Particularly in hospital construction, "do-overs" and squandered time create serious budget overruns. The following examples demonstrate the power of lean construction methodology and various constructability protocols to produce favorable outcomes for the owners of health care facilities:

• Replica patient room produces focused feedback from owner. The lean construction project team assembled to produce the first new acute care hospital built in its city in 30 years struck on the idea of building a real-life replica of the virtual patient room it helped create in a computer-aided drafting design program. The room became a project-long reference point for the owner. Before potential changes to room design, finish and electrical/mechanical/special system infrastructure were instituted, they were physically deployed in the room—engendering timely, decisive feedback from the owner.

• Hospital cuts cost of addition by 7 percent. It was necessary to disturb the main power feed of a small community hospital to accommodate a building addition. A three-dimensional, computer-aided preconstruction design providing the plan, isometric and elevation views of new and existing switchgear, and underground and overhead conduit routing produced savings of 7 percent, primarily by cutting the number of craftsman hours that would have otherwise been required in the field.

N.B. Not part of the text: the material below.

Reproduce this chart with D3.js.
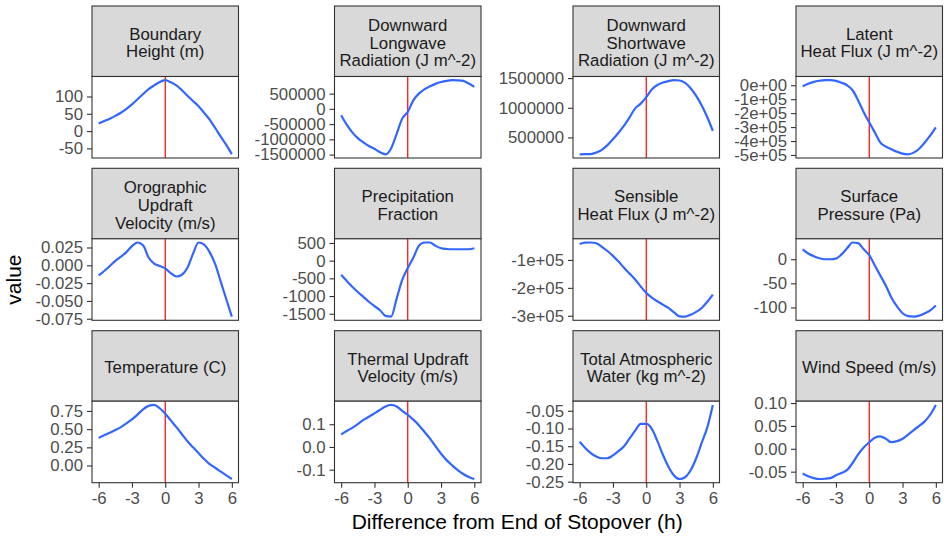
<!DOCTYPE html>
<html>
<head>
<meta charset="utf-8">
<script src="https://cdn.jsdelivr.net/npm/d3@7"></script>
<style>
  body { margin: 0; background: #fff; }
  text { font-family: "Liberation Sans", Arial, sans-serif; }
</style>
</head>
<body>
<script>
// hours relative to end of stopover
var hours = [-6,-5.5,-5,-4.5,-4,-3.5,-3,-2.5,-2,-1.5,-1,-0.5,0,0.5,1,1.5,2,2.5,3,3.5,4,4.5,5,5.5,6];

var boundaryHeight = [22,29,36,44,53,64,77,92,107,121,132,142,147,141,132,118,102,87,72,53,33,9,-16,-40,-67];
var longwave = [-210000,-520000,-770000,-960000,-1100000,-1220000,-1310000,-1420000,-1490000,-1300000,-820000,-320000,-100000,280000,500000,640000,740000,820000,880000,920000,940000,935000,920000,830000,720000];
var shortwave = [216000,218000,220000,245000,290000,370000,470000,580000,700000,840000,990000,1070000,1180000,1310000,1385000,1425000,1450000,1465000,1460000,1420000,1330000,1200000,1040000,840000,610000];
var latent = [-7000,10000,24000,32000,36000,36000,31000,18000,0,-36000,-109000,-193000,-266000,-338000,-411000,-440000,-459000,-477000,-490000,-495000,-483000,-455000,-411000,-360000,-302000];
var orographic = [-0.0143,-0.008,-0.001,0.0063,0.0122,0.0185,0.027,0.032,0.028,0.011,0.0024,-0.001,-0.0044,-0.011,-0.0157,-0.0132,-0.0035,0.016,0.032,0.029,0.0185,0.0015,-0.023,-0.0476,-0.072];
var precipitation = [-398,-570,-735,-885,-1023,-1160,-1282,-1400,-1560,-1580,-1072,-542,-207,81,418,513,513,418,351,330,322,322,322,322,351];
var sensible = [-43000,-38000,-37500,-40000,-53000,-68000,-85500,-106000,-128000,-149000,-170000,-195000,-218000,-235000,-248000,-260000,-272000,-288000,-302000,-303000,-296000,-286000,-272000,-250000,-224000];
var pressure = [20.6,12,6.4,2,0,0,1.4,10,22.7,34.7,33.3,20.6,8.5,-12.8,-34,-55,-80,-98,-112,-118,-119,-117,-112,-106,-96];
var temperature = [0.379,0.415,0.449,0.488,0.528,0.578,0.634,0.70,0.773,0.82,0.833,0.787,0.713,0.62,0.528,0.43,0.333,0.25,0.171,0.09,0.019,-0.03,-0.083,-0.135,-0.185];
var thermal = [0.055,0.07,0.084,0.10,0.119,0.133,0.148,0.163,0.178,0.185,0.178,0.159,0.141,0.12,0.096,0.067,0.037,0.003,-0.03,-0.058,-0.081,-0.102,-0.119,-0.132,-0.141];
var water = [-0.1375,-0.155,-0.1695,-0.179,-0.184,-0.184,-0.176,-0.164,-0.15,-0.128,-0.106,-0.087,-0.087,-0.101,-0.135,-0.174,-0.208,-0.2325,-0.2425,-0.2375,-0.218,-0.184,-0.14,-0.0967,-0.0334];
var wind = [-0.054,-0.06,-0.064,-0.066,-0.0655,-0.064,-0.058,-0.053,-0.046,-0.031,-0.012,0.003,0.014,0.0244,0.0274,0.022,0.0144,0.0167,0.022,0.031,0.041,0.05,0.06,0.075,0.096];

var xTicks = [-6,-3,0,3,6];

var titles = [
  ["Boundary","Height (m)"],
  ["Downward","Longwave","Radiation (J m^-2)"],
  ["Downward","Shortwave","Radiation (J m^-2)"],
  ["Latent","Heat Flux (J m^-2)"],
  ["Orographic","Updraft","Velocity (m/s)"],
  ["Precipitation","Fraction"],
  ["Sensible","Heat Flux (J m^-2)"],
  ["Surface","Pressure (Pa)"],
  ["Temperature (C)"],
  ["Thermal Updraft","Velocity (m/s)"],
  ["Total Atmospheric","Water (kg m^-2)"],
  ["Wind Speed (m/s)"]
];
var series = [boundaryHeight, longwave, shortwave, latent, orographic, precipitation,
              sensible, pressure, temperature, thermal, water, wind];

var yTicks = [
  [-50,0,50,100],
  [-1500000,-1000000,-500000,0,500000],
  [500000,1000000,1500000],
  [-500000,-400000,-300000,-200000,-100000,0],
  [-0.075,-0.05,-0.025,0,0.025],
  [-1500,-1000,-500,0,500],
  [-300000,-200000,-100000],
  [-100,-50,0],
  [0,0.25,0.5,0.75],
  [-0.1,0,0.1],
  [-0.25,-0.2,-0.15,-0.1,-0.05],
  [-0.05,0,0.05,0.1]
];
var yLabels = [
  ["-50","0","50","100"],
  ["-1500000","-1000000","-500000","0","500000"],
  ["500000","1000000","1500000"],
  ["-5e+05","-4e+05","-3e+05","-2e+05","-1e+05","0e+00"],
  ["-0.075","-0.050","-0.025","0.000","0.025"],
  ["-1500","-1000","-500","0","500"],
  ["-3e+05","-2e+05","-1e+05"],
  ["-100","-50","0"],
  ["0.00","0.25","0.50","0.75"],
  ["-0.1","0.0","0.1"],
  ["-0.25","-0.20","-0.15","-0.10","-0.05"],
  ["-0.05","0.00","0.05","0.10"]
];

var W = 944, H = 541;
var colLeft = [92, 334.5, 573, 796],
    rowTop = [6, 168.3, 330.7];
var panelW = 146.5, stripH = 70.5, panelH = 81.5;
var tickLen = 5, tickPad = 4;

var svg = d3.select("body").append("svg")
  .attr("width", W)
  .attr("height", H);

series.forEach(function(vals, i) {
  var c = i % 4, r = Math.floor(i / 4);
  var left = colLeft[c], top = rowTop[r] + stripH, bottom = top + panelH;

  var x = d3.scaleLinear().domain([-6.6, 6.6]).range([left, left + panelW]);
  var ext = d3.extent(vals), pad = (ext[1] - ext[0]) * 0.05;
  var y = d3.scaleLinear().domain([ext[0] - pad, ext[1] + pad]).range([bottom, top]);

  var g = svg.append("g");

  // strip
  g.append("rect")
    .attr("x", left).attr("y", rowTop[r])
    .attr("width", panelW).attr("height", stripH)
    .attr("fill", "#d9d9d9").attr("stroke", "#333").attr("stroke-width", 1.1);
  var lines = titles[i], lh = 17.6;
  var cy = rowTop[r] + stripH / 2 + 1.5;
  lines.forEach(function(t, k) {
    g.append("text")
      .attr("x", left + panelW / 2)
      .attr("y", cy + (k - (lines.length - 1) / 2) * lh)
      .attr("dy", "0.35em")
      .attr("text-anchor", "middle")
      .attr("fill", "#1a1a1a")
      .style("font-size", "16.8px")
      .text(t);
  });

  // panel
  g.append("rect")
    .attr("x", left).attr("y", top)
    .attr("width", panelW).attr("height", panelH)
    .attr("fill", "#fff");

  g.append("line")
    .attr("x1", x(0)).attr("x2", x(0))
    .attr("y1", top).attr("y2", bottom)
    .attr("stroke", "#ff0000").attr("stroke-width", 1.2);

  var line = d3.line()
    .curve(d3.curveMonotoneX)
    .x(function(d, j) { return x(hours[j]); })
    .y(function(d) { return y(d); });

  g.append("path")
    .datum(vals)
    .attr("fill", "none")
    .attr("stroke", "#3366ff")
    .attr("stroke-width", 2.2)
    .attr("d", line);

  g.append("rect")
    .attr("x", left).attr("y", top)
    .attr("width", panelW).attr("height", panelH)
    .attr("fill", "none").attr("stroke", "#333").attr("stroke-width", 1.1);

  // y axis
  var yAxis = d3.axisLeft(y)
    .tickValues(yTicks[i])
    .tickFormat(function(d, j) { return yLabels[i][j]; })
    .tickSize(tickLen).tickPadding(tickPad);
  var ya = g.append("g")
    .attr("transform", "translate(" + left + ",0)")
    .call(yAxis);
  ya.select(".domain").remove();
  ya.selectAll(".tick line").attr("stroke", "#333").attr("stroke-width", 1.1);
  ya.selectAll(".tick text")
    .attr("fill", "#4d4d4d")
    .style("font-size", "16.8px")
    .style("font-family", "'Liberation Sans', Arial, sans-serif");

  // x axis only on bottom row
  if (r === 2) {
    var xAxis = d3.axisBottom(x)
      .tickValues(xTicks)
      .tickFormat(d3.format("d"))
      .tickSize(tickLen).tickPadding(tickPad);
    var xa = g.append("g")
      .attr("transform", "translate(0," + bottom + ")")
      .call(xAxis);
    xa.select(".domain").remove();
    xa.selectAll(".tick line").attr("stroke", "#333").attr("stroke-width", 1.1);
    xa.selectAll(".tick text")
      .attr("fill", "#4d4d4d")
      .style("font-size", "16.8px")
      .style("font-family", "'Liberation Sans', Arial, sans-serif")
      .text(function(d) { return d < 0 ? "-" + Math.abs(d) : d; });
  }
});

// axis titles
svg.append("text")
  .attr("x", (colLeft[0] + colLeft[3] + panelW) / 2)
  .attr("y", 529)
  .attr("text-anchor", "middle")
  .attr("fill", "#000")
  .style("font-size", "21px")
  .text("Difference from End of Stopover (h)");

svg.append("text")
  .attr("transform", "translate(21," + ((rowTop[0] + stripH + rowTop[2] + stripH + panelH) / 2) + ") rotate(-90)")
  .attr("text-anchor", "middle")
  .attr("fill", "#000")
  .style("font-size", "21px")
  .text("value");
</script>
</body>
</html>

• Hospital saves $300,000 on patient tower. Applying the collaborative and continuous improvement tenets central to lean
construction enabled another small hospital to save an estimated 5 percent on a $6 million-plus update of its central power plant and the electrical/data/special system installation of a new patient tower. To arrive at the optimal outcome, the preconstruction iterations were created and analyzed for more than one year before fast-track construction commenced.

• Constructability sends a hospital underground. A major urban hospital needed a new patient tower to literally serve as a bridge between a pair of bookend patient towers built decades before. The bridge tower needed to be built on a very tight budget. Preconstruction constructability analysis enabled the project team to conclude that extensive underground service to the new tower was the only practical way to achieve functionality and budget goals. The facility engineer concurred.

• Bigger is better for major hospital. Another major urban hospital sought to add a new patient tower, eight operating rooms and 11 special procedure rooms and to refurbish 16 operating rooms. Constructability analysis revealed that a plan to simply patch added capacity to the hospital's power plant would prove inadequate over the long term. The analysis ultimately convinced the owner to invest more capital short-term in a robust and comprehensive power solution projected to generate significant long-term savings.